**Recorded data:**
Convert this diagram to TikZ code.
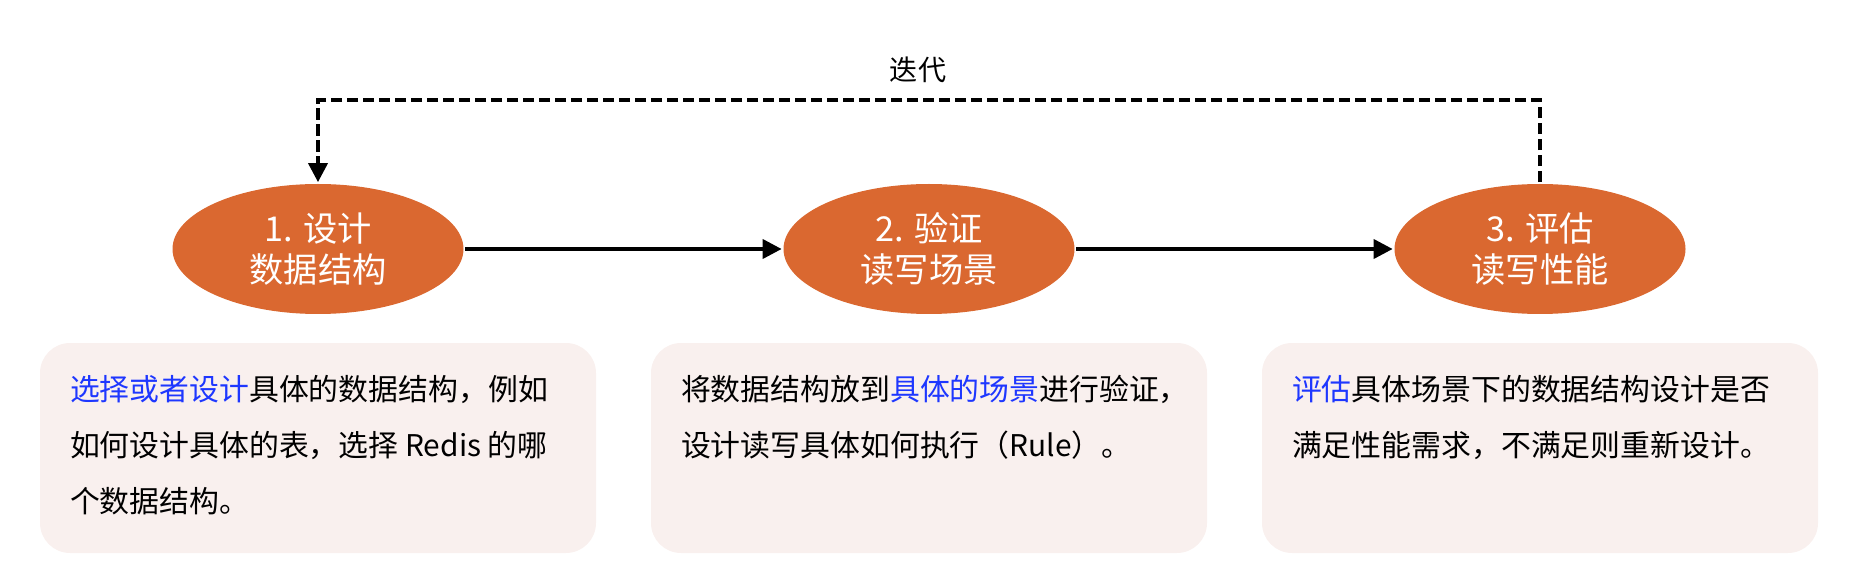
\documentclass[tikz,border=0pt]{standalone}
\usepackage[dvipsnames]{xcolor}
\usepackage{fontspec}
\setmainfont{Noto Sans CJK SC}
\usetikzlibrary{shapes,calc,positioning,arrows.meta}

\definecolor{stepOrange}{RGB}{218,104,48}
\definecolor{boxPink}{RGB}{249,240,238}
\definecolor{keyBlue}{RGB}{30,55,255}

\begin{document}
\begin{tikzpicture}[->,>={Triangle[length=0.38cm,width=0.38cm]},line width=2.1pt,node distance=12.22cm,
    main node/.style={ellipse,fill=stepOrange,draw=none,minimum width=5.82cm,minimum height=2.6cm,inner sep=0pt,align=center,text=white,font=\fontsize{19.5}{23.2}\selectfont},
    desc box/.style={rounded corners=0.6cm,fill=boxPink,draw=none,minimum width=11.12cm,minimum height=4.2cm},
    desc text/.style={anchor=north west,inner sep=0pt,align=left,font=\fontsize{17}{32}\selectfont},
    iter line/.style={dash pattern=on 0.23cm off 0.09cm}]

            \useasboundingbox (0,0) rectangle (37,-11.58);

            \node[main node] (1) at (6.36,-4.98) {1. 设计\\数据结构};
            \node[main node] (2) [right of = 1] {2. 验证\\读写场景};
            \node[main node] (3) [right of = 2] {3. 评估\\读写性能};

            \foreach \curr [
                evaluate = \curr as \next using {int(\curr+1)},
            ] in {1,2}{
                \path (\curr) edge (\next);
            }

            \foreach \curr in {1,2,3}{
                \node[desc box,node distance=3.98cm,below of = \curr] (b\curr) {};
            }

            \node[desc text] (t1) [below right=0.64cm and 0.6cm of b1.north west]
                {\textcolor{keyBlue}{选择或者设计}具体的数据结构，例如\\如何设计具体的表，选择 Redis 的哪\\个数据结构。};
            \node[desc text] (t2) [below right=0.64cm and 0.6cm of b2.north west]
                {将数据结构放到\textcolor{keyBlue}{具体的场景}进行验证，\\设计读写具体如何执行（Rule）。};
            \node[desc text] (t3) [below right=0.64cm and 0.6cm of b3.north west]
                {\textcolor{keyBlue}{评估}具体场景下的数据结构设计是否\\满足性能需求，不满足则重新设计。};

            \coordinate (top3) at ($(3.north)+(0,1.64)$);
            \coordinate (top1) at ($(1.north)+(0,1.64)$);
            \draw[iter line] (3.north) -- (top3)
                -- node[anchor=base,yshift=0.39cm,xshift=-0.22cm,font=\fontsize{16}{19}\selectfont] (iter) {迭代} (top1)
                -- (1.north);

        \end{tikzpicture}
\end{document}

**Problem description:** Everything from the first line to the line with "node] (3) [right" must be repeated exactly, and nothing else. Leave the pictures out.

**Exercise response:**
Convert this diagram to TikZ code.
\documentclass[tikz,border=0pt]{standalone}
\usepackage[dvipsnames]{xcolor}
\usepackage{fontspec}
\setmainfont{Noto Sans CJK SC}
\usetikzlibrary{shapes,calc,positioning,arrows.meta}

\definecolor{stepOrange}{RGB}{218,104,48}
\definecolor{boxPink}{RGB}{249,240,238}
\definecolor{keyBlue}{RGB}{30,55,255}

\begin{document}
\begin{tikzpicture}[->,>={Triangle[length=0.38cm,width=0.38cm]},line width=2.1pt,node distance=12.22cm,
    main node/.style={ellipse,fill=stepOrange,draw=none,minimum width=5.82cm,minimum height=2.6cm,inner sep=0pt,align=center,text=white,font=\fontsize{19.5}{23.2}\selectfont},
    desc box/.style={rounded corners=0.6cm,fill=boxPink,draw=none,minimum width=11.12cm,minimum height=4.2cm},
    desc text/.style={anchor=north west,inner sep=0pt,align=left,font=\fontsize{17}{32}\selectfont},
    iter line/.style={dash pattern=on 0.23cm off 0.09cm}]

            \useasboundingbox (0,0) rectangle (37,-11.58);

            \node[main node] (1) at (6.36,-4.98) {1. 设计\\数据结构};
            \node[main node] (2) [right of = 1] {2. 验证\\读写场景};
            \node[main node] (3) [right of = 2] {3. 评估\\读写性能};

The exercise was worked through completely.